My good friend Sarah from Babylonglegs was there, with her divinely dyed fibres and yarns. 'Why don't you have these for sale online?' I demanded. And of course she does. Has had for ages. Why don't I check these things instead of jumping to conclusions?
The adorable Andy from Bluefaced.com was sharing a stall with Jeni of Fyberspates (the only person I know who can master a sock knitting machine just by looking at it sternly). She was happily getting on with some knitting in between hordes of customers for her gorgeous hand-dyed yarns.Bought several pairs of very good bamboo circulars in the smaller sizes, at exceptionally good prices, from Atomic Knitting. And one of those extended crochet hooks (Tunisian?) with a cable to it, just in case I feel like refreshing my memory on that technique sometime. I shall definitely get more supplies from her online - the bamboo has been tested and come out with flying colours. Finally fell for the siren song of The Enchanted Sole - who could resist a book which shows pearl-decorated socks on the cover? - and darling darling Sandy, who had used the excuse of Knit Nation to take a whole week away from Sweden, actually gave me her copy of The Intentional Spinner. Sandy, your sock machine awaits. We just need to be on the same land mass at the same time with motorised vehicles, right?

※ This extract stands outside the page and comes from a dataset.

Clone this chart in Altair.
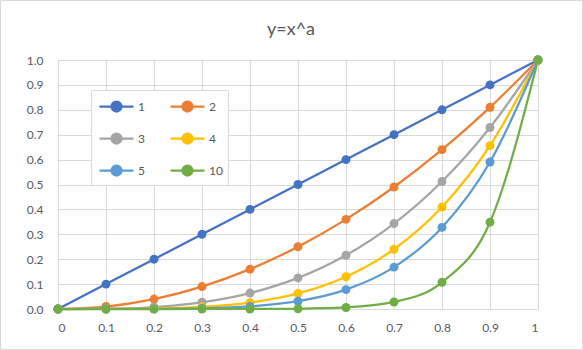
import altair as alt
import pandas as pd

x_vals = [0, 0.1, 0.2, 0.3, 0.4, 0.5, 0.6, 0.7, 0.8, 0.9, 1]
series_names = ["1", "2", "3", "4", "5", "10"]
y_a1 = [0, 0.1, 0.2, 0.3, 0.4, 0.5, 0.6, 0.7, 0.8, 0.9, 1]
y_a2 = [0, 0.01, 0.04, 0.09, 0.16, 0.25, 0.36, 0.49, 0.64, 0.81, 1]
y_a3 = [0, 0.001, 0.008, 0.027, 0.064, 0.125, 0.216, 0.343, 0.512, 0.729, 1]
y_a4 = [0, 0.0001, 0.0016, 0.0081, 0.0256, 0.0625, 0.1296, 0.2401, 0.4096, 0.6561, 1]
y_a5 = [0, 0.00001, 0.00032, 0.00243, 0.01024, 0.03125, 0.07776, 0.16807, 0.32768, 0.59049, 1]
y_a10 = [0, 0, 0, 0.000006, 0.000105, 0.000977, 0.006047, 0.028248, 0.107374, 0.348678, 1]
colors = ["#4472C4", "#ED7D31", "#A5A5A5", "#FFC000", "#5B9BD5", "#70AD47"]
x_ticks = [0, 0.1, 0.2, 0.3, 0.4, 0.5, 0.6, 0.7, 0.8, 0.9, 1]
y_ticks = [0, 0.1, 0.2, 0.3, 0.4, 0.5, 0.6, 0.7, 0.8, 0.9, 1]

all_y = [y_a1, y_a2, y_a3, y_a4, y_a5, y_a10]
rows = []
for i, (name, ys) in enumerate(zip(series_names, all_y)):
    for xv, yv in zip(x_vals, ys):
        rows.append({"x": xv, "y": yv, "a": name, "order": i})
df = pd.DataFrame(rows)

FONT = "Lato"
GRID = "#D9D9D9"
TXT = "#595959"

sym_path = "M-1.7,0L1.7,0M-0.5,0A0.5,0.5,0,1,1,0.5,0A0.5,0.5,0,1,1,-0.5,0Z"

color_scale = alt.Scale(domain=series_names, range=colors)

base = alt.Chart(df).encode(
    x=alt.X("x:Q", scale=alt.Scale(domain=[0, 1], nice=False),
            axis=alt.Axis(values=x_ticks, format="~g", title=None, ticks=False,
                          grid=True, gridColor=GRID, domainColor=GRID,
                          labelColor=TXT, labelFont=FONT, labelFontSize=12,
                          labelPadding=13)),
    y=alt.Y("y:Q", scale=alt.Scale(domain=[0, 1], nice=False),
            axis=alt.Axis(values=y_ticks, format=".1f", title=None, ticks=False,
                          domain=False, grid=True, gridColor=GRID,
                          labelColor=TXT, labelFont=FONT, labelFontSize=12,
                          labelPadding=15)),
    color=alt.Color("a:N", scale=color_scale, sort=series_names,
                    legend=alt.Legend(title=None, orient="none", legendX=33, legendY=30,
                                      direction="horizontal", columns=2,
                                      symbolType=sym_path, symbolSize=400,
                                      symbolOffset=9,
                                      symbolStrokeWidth=2.25, labelFont=FONT,
                                      labelFontSize=12, labelColor=TXT,
                                      strokeColor=GRID, fillColor="white",
                                      padding=5, rowPadding=11, columnPadding=21,
                                      labelOffset=10)),
    detail="order:O",
)

lines = base.mark_line(strokeWidth=2.25, interpolate="monotone")
points = base.mark_point(filled=True, size=80, opacity=1)

border = alt.Chart(pd.DataFrame({"k": [0]})).mark_rect(
    fill=None, stroke=GRID, strokeWidth=1, clip=False
).encode(x=alt.value(-57.5), x2=alt.value(524.5), y=alt.value(-59.5), y2=alt.value(289.5))

chart = alt.layer(lines, points, border).properties(
    width=480, height=249,
    title=alt.Title("y=x^a", font=FONT, fontSize=18, color=TXT, fontWeight="normal",
                    offset=22, dy=61, dx=-7),
    autosize=alt.AutoSizeParams(type="none"),
    padding={"left": 58, "top": 60, "right": 45, "bottom": 41},
).configure_view(stroke=None).configure(background="white")

chart.save("out.html", embed_options={"renderer": "svg", "actions": False})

Now there aren't that many little places down near Covent Garden. Most places there are large and brash and designed to separate tourists from their money. But Treadwells of Tavistock Street is a delightful little anachronism - or, rather, it's a delightful little relic of former days in old London, when small independent shops were the norm, not the exception.
It's a magical bookshop - that is, it exists to supply the practitioners of magic, Wicca, what you will - and surely must have provided some of the inspiration for Diagon Alley in the Harry Potter books. Dark, mysterious, peaceful and utterly welcoming, it positively invites you to browse, relax on a battered old sofa or armchair, read this ancient text, discover the latest research on that topic, even stock up on herbs, frankincense, oils, get a new set of rune stones... I spent hours here. Outside the roar of central London on a broiling Saturday, inside, the calm of the old ways. Gave me the energy I needed to face the Tube, the train, the airport security, before at last, thankfully, arriving home to the welcoming trees and green seclusion of Inshinashingane.
What, no knitting, you cry? Well, with all this going on you'd have forgiven me for not working a single stitch, but in fact it's been busy on that front too. With The Enchanted Sole, a skein of Seasilk, and an Atomic Knitting bamboo circular to hand, I cast on for the Tristan und Isolde socks before even leaving Knit Nation. The original pattern doesn't have pearls on it, but that was clearly an oversight. Celtic Memory is into pearls at the moment and they are going on everything. Pictures when there is something worth showing.
So why, given that Knit Nation was at the end of July, and this is early September, are the socks not completed? Well, shawl-mania hit this corner of West Cork rather hard recently. Blame the Ravelers who run 10 Shawls in 2010, Small Shawl Lovers, Folklore and Fairytales, and other irresistible groups. At the moment, can't seem to stop making shawls.
Here is Shaelyn, helping me to pick blackberries, as befits a sensible shoulder shawl worked in Shetland yarn.
Here is Annis, in a heavy silk which I overdyed with blues from the original basic turquoise.
And here is Pamuya in progress. Using my own hand-dyed merino/tencel fingering weight for this, and the sampler-style stitchery is a delight to work. At least another dozen patterns waiting in the wings. When shawl mania strikes, it strikes hard. Already I have ideas for some new shawl kits to tempt those not already struck down...
Now if you'll excuse me, I have to go coo over a little bookbaby cot.